Hesperides (4 syl.). Three sisters who guarded the golden apples which Hera (Juno) received as a marriage gift. They were assisted by the dragon Ladon. Many English poets call the place where these golden apples grew the "garden of the Hesperides." Shakespeare (Love's Labour's Lost, iv. 3) speaks of climbing trees in the Hesperides." (See Comus, lines 402-406.)

"Show thee the tree, leafed with refinëd gold,
Whereon the fearful dragon held his seat.
That watched the garden called Hesperides."
Robert Grene: Friar Bacon and Friar Bungay. (1508.)

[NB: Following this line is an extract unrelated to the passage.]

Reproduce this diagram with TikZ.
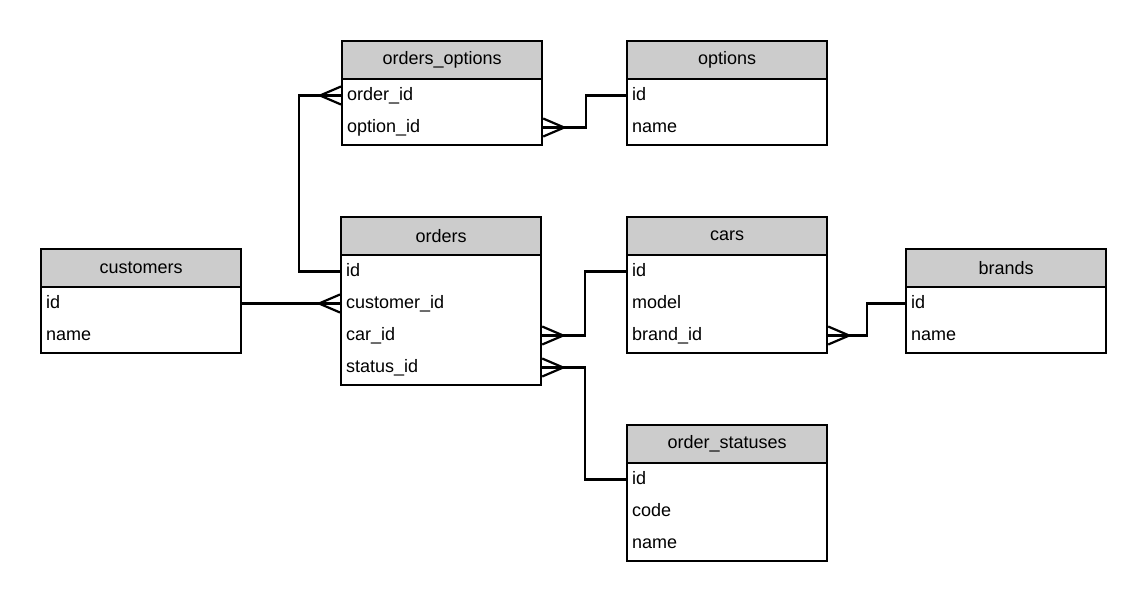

From Brewer's Dictionary of Fact and Fable

Painting: Frederic Lord Leighton The Garden of the Hesperides

The Hesperides are a westernised version of familiar goddess myths. The apple tree is the goddess' tree of wisdom, and eating them conferred immortality. Leighton correctly identifies the dragon as a form of the python, and the pool with egrets is also appropriate symbolism. Note also that Hesperus was one of the names of the Evening Star (along with Phosphorous and Lucifer) , the planet Venus, so the ancient Greeks would have understood when told that Hercules went to the Garden of the Hesperides to fetch an apple of immortality, that he went to the place in the west where the goddess rested of an evening.